**EXERCISE MATERIAL**
--- start ---

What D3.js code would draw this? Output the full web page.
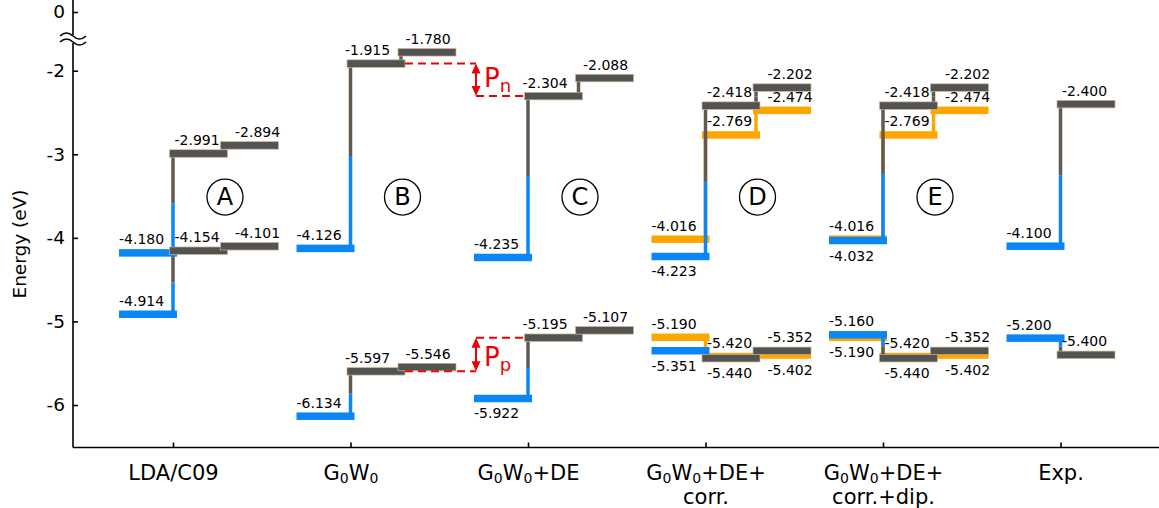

--- end ---
--- start ---

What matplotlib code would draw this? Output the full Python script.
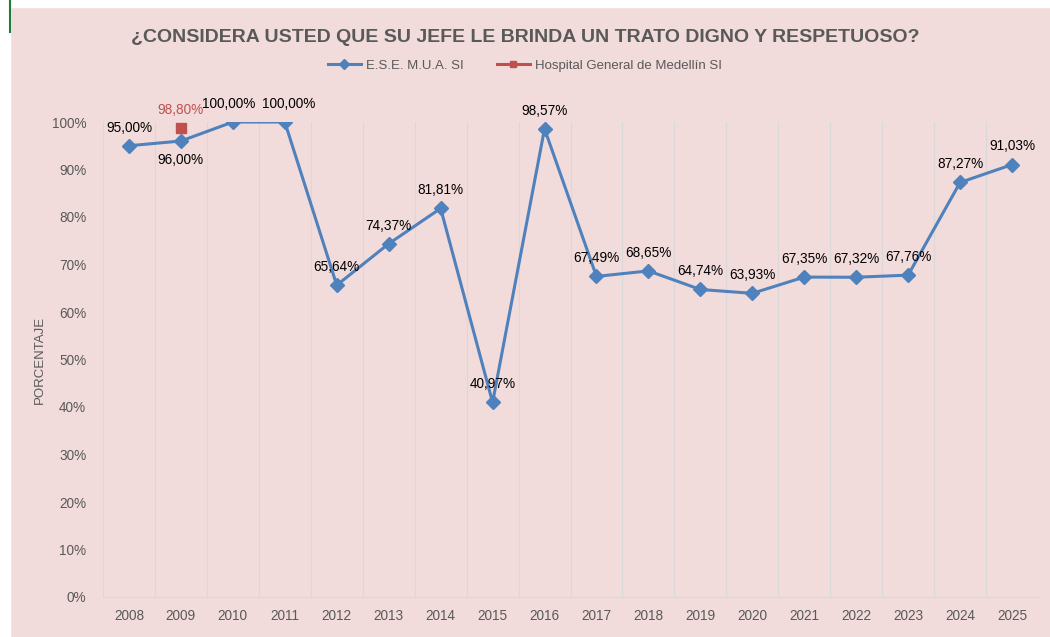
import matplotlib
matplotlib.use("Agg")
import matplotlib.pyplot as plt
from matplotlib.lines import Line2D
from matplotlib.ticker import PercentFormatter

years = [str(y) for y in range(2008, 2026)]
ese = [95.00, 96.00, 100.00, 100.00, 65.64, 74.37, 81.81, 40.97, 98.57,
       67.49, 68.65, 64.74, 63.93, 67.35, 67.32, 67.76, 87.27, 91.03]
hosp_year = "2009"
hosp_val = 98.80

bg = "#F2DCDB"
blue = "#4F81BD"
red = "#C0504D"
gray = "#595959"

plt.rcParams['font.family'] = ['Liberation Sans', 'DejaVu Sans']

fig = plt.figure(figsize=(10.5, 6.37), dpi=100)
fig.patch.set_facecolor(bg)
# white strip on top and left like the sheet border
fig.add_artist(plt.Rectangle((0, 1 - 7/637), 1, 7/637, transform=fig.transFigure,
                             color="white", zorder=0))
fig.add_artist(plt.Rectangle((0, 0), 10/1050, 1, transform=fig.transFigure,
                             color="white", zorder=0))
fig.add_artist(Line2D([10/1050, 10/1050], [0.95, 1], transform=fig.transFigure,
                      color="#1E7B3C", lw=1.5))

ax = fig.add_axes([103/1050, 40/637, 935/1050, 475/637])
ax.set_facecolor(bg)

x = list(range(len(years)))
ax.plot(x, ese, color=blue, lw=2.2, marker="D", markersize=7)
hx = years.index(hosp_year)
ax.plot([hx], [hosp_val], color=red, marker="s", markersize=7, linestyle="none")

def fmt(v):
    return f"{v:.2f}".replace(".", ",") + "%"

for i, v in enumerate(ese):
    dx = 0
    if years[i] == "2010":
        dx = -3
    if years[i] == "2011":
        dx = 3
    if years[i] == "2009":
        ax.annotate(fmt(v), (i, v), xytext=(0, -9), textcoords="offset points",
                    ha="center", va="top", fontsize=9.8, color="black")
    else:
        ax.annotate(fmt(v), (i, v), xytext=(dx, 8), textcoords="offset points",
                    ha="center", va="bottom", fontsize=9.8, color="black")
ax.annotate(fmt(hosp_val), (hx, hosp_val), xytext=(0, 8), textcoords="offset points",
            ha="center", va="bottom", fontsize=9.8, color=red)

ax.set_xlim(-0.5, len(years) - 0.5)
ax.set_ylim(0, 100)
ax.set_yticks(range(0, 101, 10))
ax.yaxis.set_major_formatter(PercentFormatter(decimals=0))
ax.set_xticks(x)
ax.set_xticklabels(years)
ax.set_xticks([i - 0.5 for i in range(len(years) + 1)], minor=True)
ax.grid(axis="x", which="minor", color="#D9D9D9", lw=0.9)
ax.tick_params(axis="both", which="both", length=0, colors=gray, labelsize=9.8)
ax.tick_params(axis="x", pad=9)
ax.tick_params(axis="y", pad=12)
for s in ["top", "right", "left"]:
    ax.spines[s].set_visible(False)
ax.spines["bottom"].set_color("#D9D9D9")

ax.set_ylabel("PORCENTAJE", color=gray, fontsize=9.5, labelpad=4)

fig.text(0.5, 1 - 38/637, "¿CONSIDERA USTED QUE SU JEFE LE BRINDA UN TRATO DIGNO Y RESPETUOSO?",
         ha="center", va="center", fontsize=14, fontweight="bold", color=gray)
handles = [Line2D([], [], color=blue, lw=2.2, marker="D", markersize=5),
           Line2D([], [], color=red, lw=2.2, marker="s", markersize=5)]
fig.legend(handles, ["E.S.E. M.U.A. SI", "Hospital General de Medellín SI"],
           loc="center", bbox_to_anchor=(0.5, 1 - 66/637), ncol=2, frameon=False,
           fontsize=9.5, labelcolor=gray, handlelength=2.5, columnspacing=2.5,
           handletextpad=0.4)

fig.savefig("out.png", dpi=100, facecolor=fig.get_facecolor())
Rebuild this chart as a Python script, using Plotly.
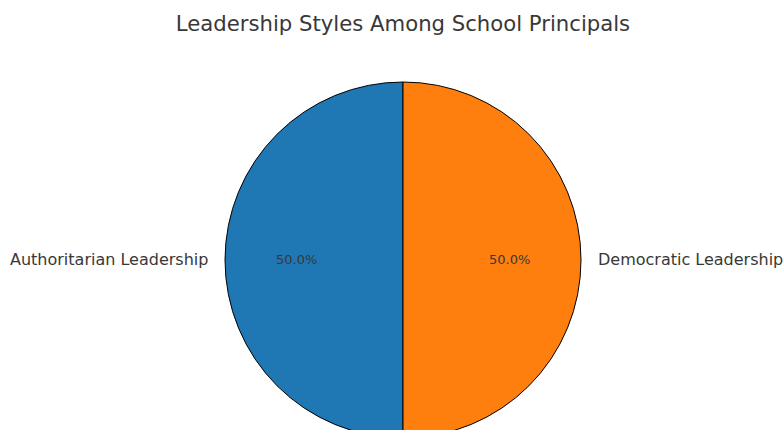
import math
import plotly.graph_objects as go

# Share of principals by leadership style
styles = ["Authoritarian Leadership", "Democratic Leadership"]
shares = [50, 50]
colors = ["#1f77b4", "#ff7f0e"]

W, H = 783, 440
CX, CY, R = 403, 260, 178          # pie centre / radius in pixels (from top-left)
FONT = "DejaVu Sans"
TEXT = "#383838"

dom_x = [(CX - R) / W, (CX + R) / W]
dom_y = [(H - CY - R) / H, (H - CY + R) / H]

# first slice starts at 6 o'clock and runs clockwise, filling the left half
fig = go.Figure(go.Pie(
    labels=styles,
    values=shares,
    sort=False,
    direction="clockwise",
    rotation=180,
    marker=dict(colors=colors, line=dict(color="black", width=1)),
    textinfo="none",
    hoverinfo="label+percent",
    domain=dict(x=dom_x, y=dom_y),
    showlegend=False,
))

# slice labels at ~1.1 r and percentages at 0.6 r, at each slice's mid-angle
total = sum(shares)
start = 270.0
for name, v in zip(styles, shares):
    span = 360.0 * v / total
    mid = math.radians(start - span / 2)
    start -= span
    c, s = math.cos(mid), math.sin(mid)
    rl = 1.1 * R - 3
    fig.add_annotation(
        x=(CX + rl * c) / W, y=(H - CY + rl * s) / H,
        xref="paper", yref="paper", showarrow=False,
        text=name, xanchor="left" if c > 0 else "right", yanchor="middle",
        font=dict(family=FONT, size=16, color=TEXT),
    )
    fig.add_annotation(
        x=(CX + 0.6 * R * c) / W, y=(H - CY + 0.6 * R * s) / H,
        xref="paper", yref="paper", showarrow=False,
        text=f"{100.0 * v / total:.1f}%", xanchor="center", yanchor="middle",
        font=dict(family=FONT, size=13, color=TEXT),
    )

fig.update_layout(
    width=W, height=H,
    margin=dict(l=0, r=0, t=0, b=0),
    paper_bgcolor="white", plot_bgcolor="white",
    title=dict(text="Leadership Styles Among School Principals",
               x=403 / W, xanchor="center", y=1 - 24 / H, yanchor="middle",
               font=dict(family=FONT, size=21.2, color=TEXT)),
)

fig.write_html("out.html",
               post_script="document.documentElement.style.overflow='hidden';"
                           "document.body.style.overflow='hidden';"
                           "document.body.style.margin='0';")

--- end ---

**TASK DETAILS**
Copy exactly, and copy only, the lines from the one with "What matplotlib code" to the one with "from matplotlib.ticker import", ends included. Pictures are not part of the copy.

**COMPLETED TASK**
What matplotlib code would draw this? Output the full Python script.
import matplotlib
matplotlib.use("Agg")
import matplotlib.pyplot as plt
from matplotlib.lines import Line2D
from matplotlib.ticker import PercentFormatter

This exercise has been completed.